Question: How many TIP wires are required and where should they be placed?

Most projects use four thermal cables at 90° spacing to capture uniform circumferential coverage. Position them along the reinforcing cage from toe to above cut-off elevation. Tie every 1.0 m with non-metallic fasteners, keep a 10–20 mm stand-off, and label channels so later analysis can identify asymmetric temperatures that suggest cage offset or local defects.

Question: When should logging start and how long should it continue?

Start logging no later than 10 minutes before the concrete placement begins to capture the initial temperature rise. Maintain a 1–2 minute interval and continue through the peak and early decay. As a guide, log until temperatures fall at least 20% from peak, typically 24–72 hours, depending on pile diameter, mix heat, and site temperature.

Question: What temperature patterns indicate anomalies during TIP analysis?

Suspect anomalies when any channel is more than 20% colder than the depth-based mean over a segment of at least 0.5 m, or when cross-channel differences exceed about 3 °C for 1.0 m. Cold zones may indicate necking or inclusions; asymmetric gradients can indicate cage offset. Correlate flagged depths with pour events before concluding severity.

Question: How does TIP differ from CSL, and why is CSL excluded here?

TIP measures the concrete’s heat of hydration using thermal cables, highlighting cross-sectional uniformity and toe conditions without installing tubes. CSL uses ultrasonic waves between tubes. This checklist excludes CSL to keep procedures single-subject and consistent; use TIP when thermal signatures are advantageous or tubes were not installed. Follow project requirements when selecting methods.

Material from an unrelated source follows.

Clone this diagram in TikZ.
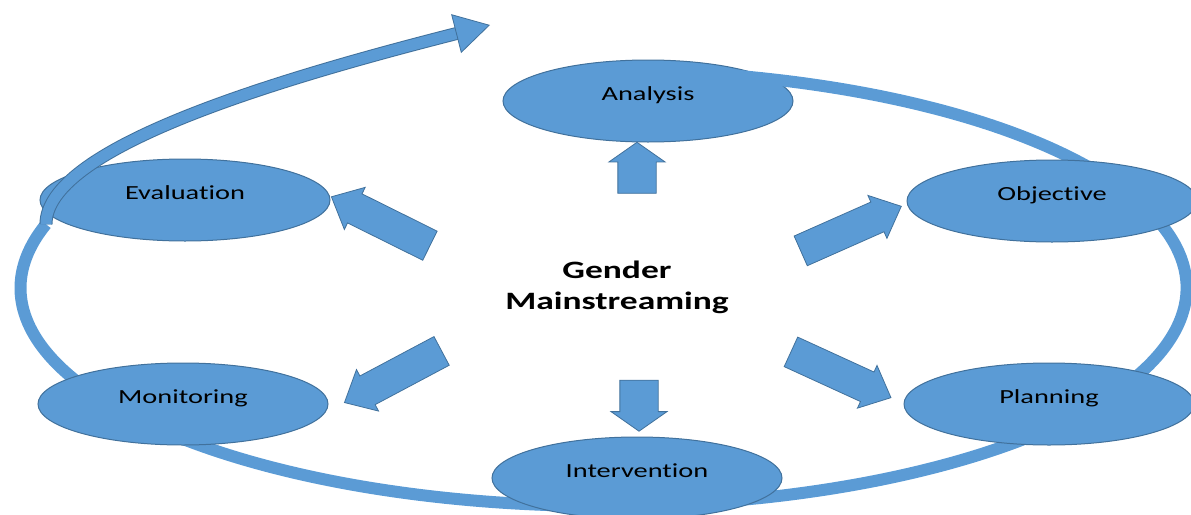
\documentclass[tikz,border=0pt]{standalone}
\usepackage{fontspec}
\newfontfamily\carlito{Carlito}[FakeStretch=1.42, Ligatures=NoCommon]
\usetikzlibrary{shapes.geometric,shapes.arrows,arrows.meta}
\definecolor{fillblue}{HTML}{5B9BD5}
\definecolor{lineblue}{HTML}{41719C}

\begin{document}
\begin{tikzpicture}[x=1pt, y=-1pt,
    phase/.style={ellipse, fill=fillblue, draw=lineblue, line width=1pt,
      minimum width=290pt, minimum height=82pt, inner sep=0pt,
      text height=12pt, text depth=13.5pt, font=\carlito\fontsize{20}{24}\selectfont},
    flat/.style={single arrow, fill=fillblue, draw=lineblue, line width=0.8pt,
      inner xsep=0pt, inner ysep=15pt, minimum width=56pt, minimum height=51pt,
      single arrow tip angle=110},
    slant/.style={single arrow, fill=fillblue, draw=lineblue, line width=0.8pt,
      inner xsep=0pt, inner ysep=15.5pt, minimum width=47pt, minimum height=110pt,
      single arrow tip angle=84}]
    \clip (0,0) rectangle (1191,514);
    \node[phase] (analysis) at (648,101) {Analysis};
    \draw[fillblue, line width=12pt] (603.5,288) ++(-78:583 and 218)
        arc[start angle=-78, end angle=197, x radius=583, y radius=218] coordinate (loopend);
    \node[phase] (objective) at (1052,201) {Objective};
    \node[phase] (planning) at (1049,404) {Planning};
    \node[phase] (intervention) at (637,478) {Intervention};
    \node[phase] (monitoring) at (183,404) {Monitoring};
    \node[phase] (evaluation) at (185,200) {Evaluation};
    \coordinate (arrowtip) at (490,25);
    \draw[lineblue, line width=13pt, shorten >=34pt] (loopend) .. controls (46,150) and (262,83) .. (arrowtip);
    \draw[fillblue, line width=11pt,
        -{Triangle[length=35pt, width=40pt, fill=fillblue, color=lineblue, line width=0.8pt]}]
        (loopend) .. controls (46,150) and (262,83) .. (arrowtip);
    \node[font=\carlito\bfseries\fontsize{25}{31}\selectfont, align=center] (gm) at (617,287) {Gender\\Mainstreaming};
    \node[flat, rotate=90] (toanalysis) at (637,174.5) {};
    \node[flat, rotate=-90] (tointervention) at (639,399) {};
    \node[slant, rotate=153.6] (toevaluation) at (388.75,225.25) {};
    \node[slant, rotate=-152] (tomonitoring) at (401,372.5) {};
    \node[slant, rotate=23.9] (toobjective) at (842.75,232.25) {};
    \node[slant, rotate=-24.6] (toplanning) at (832.75,371) {};
\end{tikzpicture}
\end{document}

Question: What if a wire fails during placement or shows no data?

First, verify connections and channel mapping, then check continuity with a multimeter. If the wire is open-circuit, proceed with remaining channels and document the failure. Assess whether coverage remains adequate for interpretation; if not, consult the engineer on contingency actions per approved project specifications and authority requirements.